**Given request**
Quote the listing below in full and exactly as written, but omit every picture.

**Available data**

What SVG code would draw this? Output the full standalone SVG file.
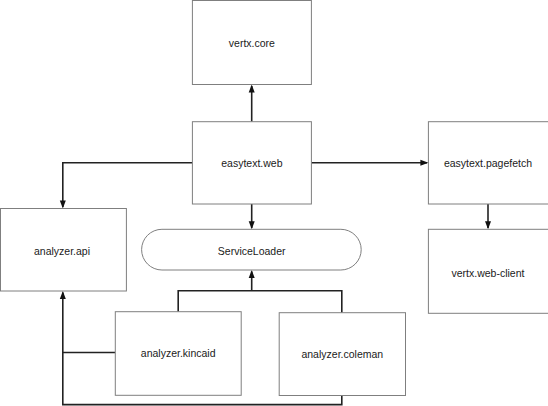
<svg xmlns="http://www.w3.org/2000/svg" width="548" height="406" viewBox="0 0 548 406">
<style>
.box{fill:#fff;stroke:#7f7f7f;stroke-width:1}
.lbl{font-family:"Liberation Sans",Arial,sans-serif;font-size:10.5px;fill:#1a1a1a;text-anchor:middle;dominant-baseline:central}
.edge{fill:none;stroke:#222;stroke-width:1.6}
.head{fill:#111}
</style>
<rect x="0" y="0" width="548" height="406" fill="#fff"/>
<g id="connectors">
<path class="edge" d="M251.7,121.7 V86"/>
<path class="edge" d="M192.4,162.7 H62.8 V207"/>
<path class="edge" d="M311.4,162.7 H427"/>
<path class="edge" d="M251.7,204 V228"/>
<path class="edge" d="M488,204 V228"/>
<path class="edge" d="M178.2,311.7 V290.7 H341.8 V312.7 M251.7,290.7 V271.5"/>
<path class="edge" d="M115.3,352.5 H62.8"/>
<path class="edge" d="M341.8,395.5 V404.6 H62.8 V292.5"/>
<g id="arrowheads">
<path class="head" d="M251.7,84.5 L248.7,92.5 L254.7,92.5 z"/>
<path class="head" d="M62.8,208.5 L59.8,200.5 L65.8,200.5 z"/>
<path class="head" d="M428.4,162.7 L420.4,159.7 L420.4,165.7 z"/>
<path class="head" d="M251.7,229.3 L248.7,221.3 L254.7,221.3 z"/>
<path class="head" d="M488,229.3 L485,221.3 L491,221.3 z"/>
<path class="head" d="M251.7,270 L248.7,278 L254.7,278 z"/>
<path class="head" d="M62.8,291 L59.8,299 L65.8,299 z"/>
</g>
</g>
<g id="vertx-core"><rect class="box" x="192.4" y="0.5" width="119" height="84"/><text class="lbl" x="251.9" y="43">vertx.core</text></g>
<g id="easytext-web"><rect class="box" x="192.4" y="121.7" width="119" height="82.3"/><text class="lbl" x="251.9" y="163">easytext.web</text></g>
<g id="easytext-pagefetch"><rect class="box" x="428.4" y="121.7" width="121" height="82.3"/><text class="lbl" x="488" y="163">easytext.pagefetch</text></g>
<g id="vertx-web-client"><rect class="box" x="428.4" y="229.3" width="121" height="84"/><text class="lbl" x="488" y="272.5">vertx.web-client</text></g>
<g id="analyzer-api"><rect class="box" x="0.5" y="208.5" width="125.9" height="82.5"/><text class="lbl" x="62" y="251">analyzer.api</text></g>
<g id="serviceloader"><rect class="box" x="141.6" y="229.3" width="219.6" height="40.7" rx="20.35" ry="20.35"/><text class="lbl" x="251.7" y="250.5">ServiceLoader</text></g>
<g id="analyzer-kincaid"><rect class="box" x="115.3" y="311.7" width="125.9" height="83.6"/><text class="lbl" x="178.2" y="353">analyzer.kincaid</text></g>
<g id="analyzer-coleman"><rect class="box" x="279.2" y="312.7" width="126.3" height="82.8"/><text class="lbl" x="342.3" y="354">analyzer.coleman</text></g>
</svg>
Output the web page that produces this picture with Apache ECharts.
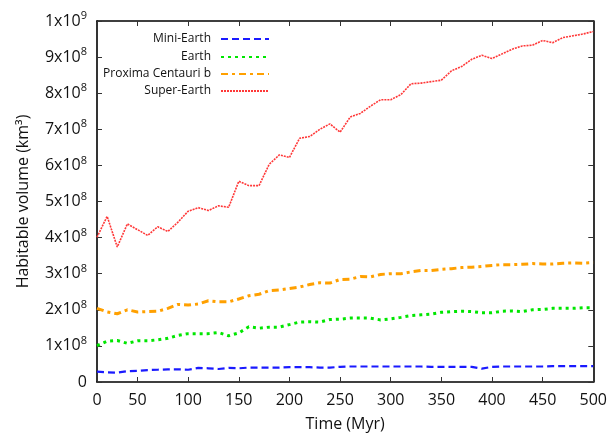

**Response**
What SVG code would draw this? Output the full standalone SVG file.
<svg xmlns="http://www.w3.org/2000/svg" width="548" height="406" viewBox="0 0 548 406">
<style>
.box{fill:#fff;stroke:#7f7f7f;stroke-width:1}
.lbl{font-family:"Liberation Sans",Arial,sans-serif;font-size:10.5px;fill:#1a1a1a;text-anchor:middle;dominant-baseline:central}
.edge{fill:none;stroke:#222;stroke-width:1.6}
.head{fill:#111}
</style>
<rect x="0" y="0" width="548" height="406" fill="#fff"/>
<g id="connectors">
<path class="edge" d="M251.7,121.7 V86"/>
<path class="edge" d="M192.4,162.7 H62.8 V207"/>
<path class="edge" d="M311.4,162.7 H427"/>
<path class="edge" d="M251.7,204 V228"/>
<path class="edge" d="M488,204 V228"/>
<path class="edge" d="M178.2,311.7 V290.7 H341.8 V312.7 M251.7,290.7 V271.5"/>
<path class="edge" d="M115.3,352.5 H62.8"/>
<path class="edge" d="M341.8,395.5 V404.6 H62.8 V292.5"/>
<g id="arrowheads">
<path class="head" d="M251.7,84.5 L248.7,92.5 L254.7,92.5 z"/>
<path class="head" d="M62.8,208.5 L59.8,200.5 L65.8,200.5 z"/>
<path class="head" d="M428.4,162.7 L420.4,159.7 L420.4,165.7 z"/>
<path class="head" d="M251.7,229.3 L248.7,221.3 L254.7,221.3 z"/>
<path class="head" d="M488,229.3 L485,221.3 L491,221.3 z"/>
<path class="head" d="M251.7,270 L248.7,278 L254.7,278 z"/>
<path class="head" d="M62.8,291 L59.8,299 L65.8,299 z"/>
</g>
</g>
<g id="vertx-core"><rect class="box" x="192.4" y="0.5" width="119" height="84"/><text class="lbl" x="251.9" y="43">vertx.core</text></g>
<g id="easytext-web"><rect class="box" x="192.4" y="121.7" width="119" height="82.3"/><text class="lbl" x="251.9" y="163">easytext.web</text></g>
<g id="easytext-pagefetch"><rect class="box" x="428.4" y="121.7" width="121" height="82.3"/><text class="lbl" x="488" y="163">easytext.pagefetch</text></g>
<g id="vertx-web-client"><rect class="box" x="428.4" y="229.3" width="121" height="84"/><text class="lbl" x="488" y="272.5">vertx.web-client</text></g>
<g id="analyzer-api"><rect class="box" x="0.5" y="208.5" width="125.9" height="82.5"/><text class="lbl" x="62" y="251">analyzer.api</text></g>
<g id="serviceloader"><rect class="box" x="141.6" y="229.3" width="219.6" height="40.7" rx="20.35" ry="20.35"/><text class="lbl" x="251.7" y="250.5">ServiceLoader</text></g>
<g id="analyzer-kincaid"><rect class="box" x="115.3" y="311.7" width="125.9" height="83.6"/><text class="lbl" x="178.2" y="353">analyzer.kincaid</text></g>
<g id="analyzer-coleman"><rect class="box" x="279.2" y="312.7" width="126.3" height="82.8"/><text class="lbl" x="342.3" y="354">analyzer.coleman</text></g>
</svg>
Output the web page that produces this picture with Apache ECharts.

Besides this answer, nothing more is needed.